··· Entries supplied

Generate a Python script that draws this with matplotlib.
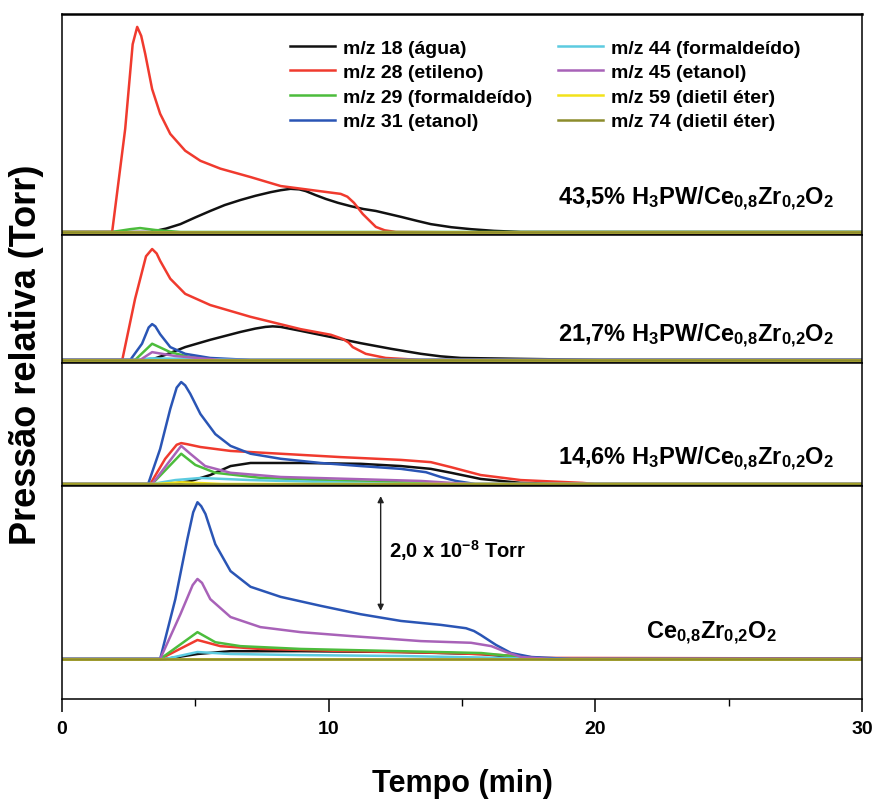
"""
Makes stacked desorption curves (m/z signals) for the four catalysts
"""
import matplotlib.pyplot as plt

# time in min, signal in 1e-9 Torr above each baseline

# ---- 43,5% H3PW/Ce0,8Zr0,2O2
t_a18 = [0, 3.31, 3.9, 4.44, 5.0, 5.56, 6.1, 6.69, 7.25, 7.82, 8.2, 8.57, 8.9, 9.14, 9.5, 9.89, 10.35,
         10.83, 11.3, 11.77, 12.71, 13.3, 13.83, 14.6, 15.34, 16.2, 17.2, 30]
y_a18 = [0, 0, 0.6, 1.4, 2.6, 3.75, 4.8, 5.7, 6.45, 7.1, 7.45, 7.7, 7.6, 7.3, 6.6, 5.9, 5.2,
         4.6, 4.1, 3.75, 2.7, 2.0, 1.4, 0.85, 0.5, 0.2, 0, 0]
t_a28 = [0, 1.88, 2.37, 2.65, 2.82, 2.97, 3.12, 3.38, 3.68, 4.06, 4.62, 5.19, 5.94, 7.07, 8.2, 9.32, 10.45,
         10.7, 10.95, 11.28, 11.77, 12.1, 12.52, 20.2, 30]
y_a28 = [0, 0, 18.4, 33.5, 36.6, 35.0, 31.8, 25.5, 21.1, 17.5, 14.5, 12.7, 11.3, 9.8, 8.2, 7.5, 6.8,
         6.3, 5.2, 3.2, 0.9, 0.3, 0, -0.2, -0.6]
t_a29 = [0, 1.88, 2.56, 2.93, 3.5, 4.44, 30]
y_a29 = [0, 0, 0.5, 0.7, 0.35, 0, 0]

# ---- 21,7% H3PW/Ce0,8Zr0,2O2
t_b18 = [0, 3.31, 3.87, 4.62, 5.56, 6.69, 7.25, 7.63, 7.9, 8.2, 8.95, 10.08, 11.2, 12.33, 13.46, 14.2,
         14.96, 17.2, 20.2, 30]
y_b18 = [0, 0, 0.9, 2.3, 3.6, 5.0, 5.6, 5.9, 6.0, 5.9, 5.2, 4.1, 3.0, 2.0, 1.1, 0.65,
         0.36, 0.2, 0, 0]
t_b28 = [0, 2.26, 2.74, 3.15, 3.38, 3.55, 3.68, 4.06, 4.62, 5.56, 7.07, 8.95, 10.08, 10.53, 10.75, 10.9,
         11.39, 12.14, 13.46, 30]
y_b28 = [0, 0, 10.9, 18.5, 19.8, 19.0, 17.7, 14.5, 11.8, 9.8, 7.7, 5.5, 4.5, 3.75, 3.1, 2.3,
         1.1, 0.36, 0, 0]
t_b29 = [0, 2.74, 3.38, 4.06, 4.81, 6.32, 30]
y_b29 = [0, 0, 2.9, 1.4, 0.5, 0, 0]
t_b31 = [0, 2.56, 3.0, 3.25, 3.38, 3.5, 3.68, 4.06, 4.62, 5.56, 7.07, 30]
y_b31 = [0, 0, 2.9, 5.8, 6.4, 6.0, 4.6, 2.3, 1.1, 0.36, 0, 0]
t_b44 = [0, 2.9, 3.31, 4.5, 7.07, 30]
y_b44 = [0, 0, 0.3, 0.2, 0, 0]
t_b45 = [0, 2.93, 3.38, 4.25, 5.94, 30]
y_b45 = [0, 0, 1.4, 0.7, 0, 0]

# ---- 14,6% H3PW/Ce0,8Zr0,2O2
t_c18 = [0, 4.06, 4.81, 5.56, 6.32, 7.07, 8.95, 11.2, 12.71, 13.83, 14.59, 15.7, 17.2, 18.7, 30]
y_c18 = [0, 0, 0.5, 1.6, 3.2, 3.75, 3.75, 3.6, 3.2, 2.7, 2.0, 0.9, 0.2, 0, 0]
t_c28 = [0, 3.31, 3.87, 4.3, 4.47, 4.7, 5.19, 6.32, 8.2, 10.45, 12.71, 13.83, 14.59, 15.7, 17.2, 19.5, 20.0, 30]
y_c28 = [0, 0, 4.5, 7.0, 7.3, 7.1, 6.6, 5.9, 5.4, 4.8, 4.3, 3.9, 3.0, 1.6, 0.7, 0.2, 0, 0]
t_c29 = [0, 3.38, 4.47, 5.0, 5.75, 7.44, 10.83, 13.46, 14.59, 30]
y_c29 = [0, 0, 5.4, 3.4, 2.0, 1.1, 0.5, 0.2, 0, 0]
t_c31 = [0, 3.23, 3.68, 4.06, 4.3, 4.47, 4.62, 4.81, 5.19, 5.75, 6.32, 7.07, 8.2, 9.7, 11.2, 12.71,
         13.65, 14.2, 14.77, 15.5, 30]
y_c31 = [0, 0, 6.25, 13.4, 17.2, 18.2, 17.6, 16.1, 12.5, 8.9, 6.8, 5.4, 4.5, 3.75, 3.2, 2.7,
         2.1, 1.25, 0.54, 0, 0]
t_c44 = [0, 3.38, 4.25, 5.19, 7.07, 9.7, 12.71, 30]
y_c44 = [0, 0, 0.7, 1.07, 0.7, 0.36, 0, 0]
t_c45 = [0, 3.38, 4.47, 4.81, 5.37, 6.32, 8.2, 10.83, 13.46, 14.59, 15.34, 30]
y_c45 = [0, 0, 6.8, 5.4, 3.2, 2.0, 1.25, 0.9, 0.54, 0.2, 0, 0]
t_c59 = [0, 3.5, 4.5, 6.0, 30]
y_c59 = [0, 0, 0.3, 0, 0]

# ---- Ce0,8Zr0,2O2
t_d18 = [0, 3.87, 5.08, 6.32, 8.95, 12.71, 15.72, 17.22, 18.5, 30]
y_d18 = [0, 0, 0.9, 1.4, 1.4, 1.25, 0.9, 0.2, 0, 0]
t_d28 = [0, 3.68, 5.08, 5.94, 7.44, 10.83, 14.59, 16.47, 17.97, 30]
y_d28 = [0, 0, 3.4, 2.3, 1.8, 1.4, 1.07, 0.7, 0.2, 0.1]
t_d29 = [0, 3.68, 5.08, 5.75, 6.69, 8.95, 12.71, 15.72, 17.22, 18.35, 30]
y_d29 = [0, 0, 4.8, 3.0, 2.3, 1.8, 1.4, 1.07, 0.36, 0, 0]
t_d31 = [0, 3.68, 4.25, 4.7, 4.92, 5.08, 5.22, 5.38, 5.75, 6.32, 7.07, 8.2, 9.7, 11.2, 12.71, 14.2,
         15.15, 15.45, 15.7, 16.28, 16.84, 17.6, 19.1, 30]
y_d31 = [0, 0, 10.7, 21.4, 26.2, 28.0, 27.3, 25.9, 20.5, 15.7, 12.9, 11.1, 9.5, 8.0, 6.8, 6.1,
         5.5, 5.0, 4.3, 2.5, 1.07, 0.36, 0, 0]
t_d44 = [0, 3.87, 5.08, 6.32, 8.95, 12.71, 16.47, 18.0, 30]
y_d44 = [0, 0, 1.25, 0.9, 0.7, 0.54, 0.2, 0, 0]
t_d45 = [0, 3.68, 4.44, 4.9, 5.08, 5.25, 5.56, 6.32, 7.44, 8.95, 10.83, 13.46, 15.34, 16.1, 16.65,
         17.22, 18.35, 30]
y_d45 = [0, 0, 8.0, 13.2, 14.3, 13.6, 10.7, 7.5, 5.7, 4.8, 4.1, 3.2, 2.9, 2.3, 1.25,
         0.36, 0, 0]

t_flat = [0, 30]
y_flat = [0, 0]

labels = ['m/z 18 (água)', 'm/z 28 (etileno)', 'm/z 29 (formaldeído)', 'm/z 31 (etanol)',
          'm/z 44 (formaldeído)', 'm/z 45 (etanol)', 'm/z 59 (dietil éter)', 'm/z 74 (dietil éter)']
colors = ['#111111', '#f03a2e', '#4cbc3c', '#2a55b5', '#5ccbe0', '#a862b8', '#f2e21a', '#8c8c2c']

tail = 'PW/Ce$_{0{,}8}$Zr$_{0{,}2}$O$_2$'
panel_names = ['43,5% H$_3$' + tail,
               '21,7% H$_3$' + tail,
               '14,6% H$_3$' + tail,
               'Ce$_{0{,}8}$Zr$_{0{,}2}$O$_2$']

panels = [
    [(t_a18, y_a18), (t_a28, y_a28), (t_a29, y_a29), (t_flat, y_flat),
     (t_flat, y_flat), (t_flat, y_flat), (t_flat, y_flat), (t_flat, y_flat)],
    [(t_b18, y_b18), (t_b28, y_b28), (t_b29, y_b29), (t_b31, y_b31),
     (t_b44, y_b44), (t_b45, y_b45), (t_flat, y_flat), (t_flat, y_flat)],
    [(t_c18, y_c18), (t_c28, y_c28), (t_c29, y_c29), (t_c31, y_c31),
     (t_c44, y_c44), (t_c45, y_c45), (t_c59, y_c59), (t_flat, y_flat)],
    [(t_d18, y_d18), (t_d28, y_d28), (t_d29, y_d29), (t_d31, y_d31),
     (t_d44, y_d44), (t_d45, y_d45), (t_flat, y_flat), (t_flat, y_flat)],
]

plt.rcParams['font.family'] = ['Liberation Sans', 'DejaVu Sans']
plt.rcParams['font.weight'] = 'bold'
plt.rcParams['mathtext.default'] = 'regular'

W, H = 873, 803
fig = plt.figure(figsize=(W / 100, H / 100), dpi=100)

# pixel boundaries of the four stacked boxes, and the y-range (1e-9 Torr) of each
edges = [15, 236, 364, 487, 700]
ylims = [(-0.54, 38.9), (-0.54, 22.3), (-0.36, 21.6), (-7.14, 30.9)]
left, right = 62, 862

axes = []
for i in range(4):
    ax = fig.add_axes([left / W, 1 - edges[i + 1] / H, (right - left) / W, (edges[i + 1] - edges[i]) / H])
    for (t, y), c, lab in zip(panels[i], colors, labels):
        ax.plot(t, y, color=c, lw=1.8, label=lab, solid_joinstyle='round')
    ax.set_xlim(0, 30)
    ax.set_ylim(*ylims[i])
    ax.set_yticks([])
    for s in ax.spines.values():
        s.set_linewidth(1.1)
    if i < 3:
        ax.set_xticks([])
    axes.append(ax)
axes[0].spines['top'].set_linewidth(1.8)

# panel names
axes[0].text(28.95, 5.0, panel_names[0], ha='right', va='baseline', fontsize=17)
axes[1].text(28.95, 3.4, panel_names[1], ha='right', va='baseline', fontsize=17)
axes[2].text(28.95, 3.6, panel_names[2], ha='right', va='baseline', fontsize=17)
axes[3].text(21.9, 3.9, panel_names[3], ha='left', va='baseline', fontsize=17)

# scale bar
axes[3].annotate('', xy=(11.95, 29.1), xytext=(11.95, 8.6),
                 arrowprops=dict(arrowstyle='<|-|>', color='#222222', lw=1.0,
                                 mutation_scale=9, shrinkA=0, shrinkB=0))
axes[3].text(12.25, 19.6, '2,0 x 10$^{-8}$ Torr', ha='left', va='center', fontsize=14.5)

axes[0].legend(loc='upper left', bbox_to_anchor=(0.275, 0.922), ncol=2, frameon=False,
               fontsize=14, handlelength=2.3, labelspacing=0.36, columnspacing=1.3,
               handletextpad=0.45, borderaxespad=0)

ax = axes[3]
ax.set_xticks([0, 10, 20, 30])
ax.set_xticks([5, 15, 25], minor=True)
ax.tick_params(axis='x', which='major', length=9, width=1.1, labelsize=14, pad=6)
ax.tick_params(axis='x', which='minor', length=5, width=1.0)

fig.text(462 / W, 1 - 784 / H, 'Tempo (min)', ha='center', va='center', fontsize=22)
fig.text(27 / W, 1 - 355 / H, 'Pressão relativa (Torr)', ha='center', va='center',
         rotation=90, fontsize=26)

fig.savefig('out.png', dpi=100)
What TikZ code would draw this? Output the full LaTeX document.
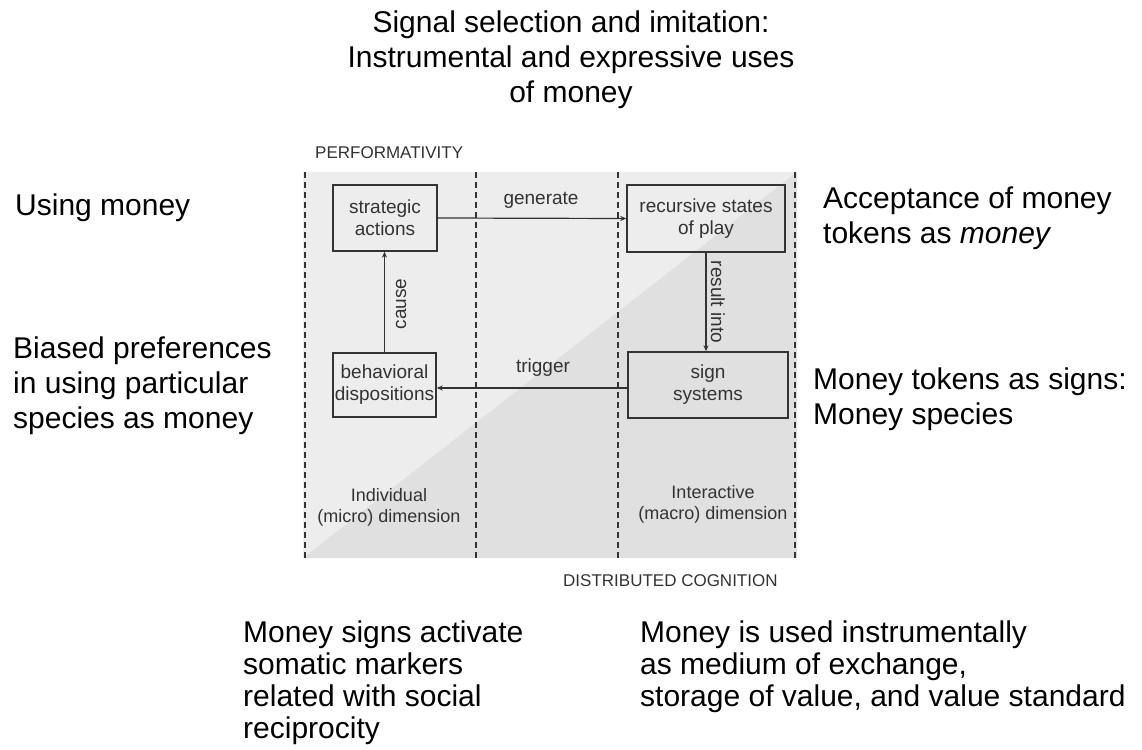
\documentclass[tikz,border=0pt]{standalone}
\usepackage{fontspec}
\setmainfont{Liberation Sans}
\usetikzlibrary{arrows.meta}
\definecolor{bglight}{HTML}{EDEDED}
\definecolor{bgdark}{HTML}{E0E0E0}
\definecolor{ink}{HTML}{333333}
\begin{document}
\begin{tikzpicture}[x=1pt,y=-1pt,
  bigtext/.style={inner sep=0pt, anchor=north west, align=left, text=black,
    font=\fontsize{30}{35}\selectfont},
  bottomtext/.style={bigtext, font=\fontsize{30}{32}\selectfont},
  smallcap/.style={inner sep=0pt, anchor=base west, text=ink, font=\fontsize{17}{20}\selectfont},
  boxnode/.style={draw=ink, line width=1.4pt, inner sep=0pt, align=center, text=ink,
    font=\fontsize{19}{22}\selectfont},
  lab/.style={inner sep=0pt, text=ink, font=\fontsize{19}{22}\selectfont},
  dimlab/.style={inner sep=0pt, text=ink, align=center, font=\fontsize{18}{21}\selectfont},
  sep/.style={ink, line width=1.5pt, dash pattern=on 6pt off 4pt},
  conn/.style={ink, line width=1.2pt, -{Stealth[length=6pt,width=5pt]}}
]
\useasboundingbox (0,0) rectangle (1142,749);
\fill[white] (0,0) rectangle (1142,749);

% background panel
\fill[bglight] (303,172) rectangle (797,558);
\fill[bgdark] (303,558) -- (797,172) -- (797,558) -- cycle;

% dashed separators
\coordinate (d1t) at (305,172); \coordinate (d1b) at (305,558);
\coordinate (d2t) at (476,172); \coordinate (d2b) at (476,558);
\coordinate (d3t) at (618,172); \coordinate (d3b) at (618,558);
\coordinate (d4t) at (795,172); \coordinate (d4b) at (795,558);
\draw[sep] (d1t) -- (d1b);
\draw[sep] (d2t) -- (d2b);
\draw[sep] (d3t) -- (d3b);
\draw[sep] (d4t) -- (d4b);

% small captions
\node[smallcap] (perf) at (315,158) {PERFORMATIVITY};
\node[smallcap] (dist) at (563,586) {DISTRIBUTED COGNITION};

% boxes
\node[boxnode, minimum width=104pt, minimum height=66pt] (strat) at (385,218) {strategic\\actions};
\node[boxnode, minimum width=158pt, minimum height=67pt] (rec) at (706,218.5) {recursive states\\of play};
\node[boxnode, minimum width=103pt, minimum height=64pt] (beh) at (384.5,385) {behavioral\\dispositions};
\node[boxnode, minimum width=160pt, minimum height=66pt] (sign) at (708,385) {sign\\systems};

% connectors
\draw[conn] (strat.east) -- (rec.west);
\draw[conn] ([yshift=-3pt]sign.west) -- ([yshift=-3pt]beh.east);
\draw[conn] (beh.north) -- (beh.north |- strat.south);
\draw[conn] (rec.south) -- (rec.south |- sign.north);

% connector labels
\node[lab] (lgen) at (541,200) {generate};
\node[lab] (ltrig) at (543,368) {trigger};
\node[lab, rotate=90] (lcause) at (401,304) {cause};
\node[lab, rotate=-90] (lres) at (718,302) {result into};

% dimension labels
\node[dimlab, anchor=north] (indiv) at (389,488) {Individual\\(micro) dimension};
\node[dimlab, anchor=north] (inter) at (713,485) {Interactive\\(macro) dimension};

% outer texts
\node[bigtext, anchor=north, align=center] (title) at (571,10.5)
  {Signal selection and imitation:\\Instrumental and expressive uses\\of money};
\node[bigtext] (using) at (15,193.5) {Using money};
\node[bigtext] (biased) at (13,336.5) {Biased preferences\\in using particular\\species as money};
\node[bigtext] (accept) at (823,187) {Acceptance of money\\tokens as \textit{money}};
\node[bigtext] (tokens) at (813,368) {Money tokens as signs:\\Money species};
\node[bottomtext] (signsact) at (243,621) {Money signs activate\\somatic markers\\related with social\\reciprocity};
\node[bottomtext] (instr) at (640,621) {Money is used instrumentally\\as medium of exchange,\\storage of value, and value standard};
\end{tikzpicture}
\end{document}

······

Leave the pictures out and reproduce exactly the lines from the top of the listing above through the line with "# time in min, signal".

Generate a Python script that draws this with matplotlib.
"""
Makes stacked desorption curves (m/z signals) for the four catalysts
"""
import matplotlib.pyplot as plt

# time in min, signal in 1e-9 Torr above each baseline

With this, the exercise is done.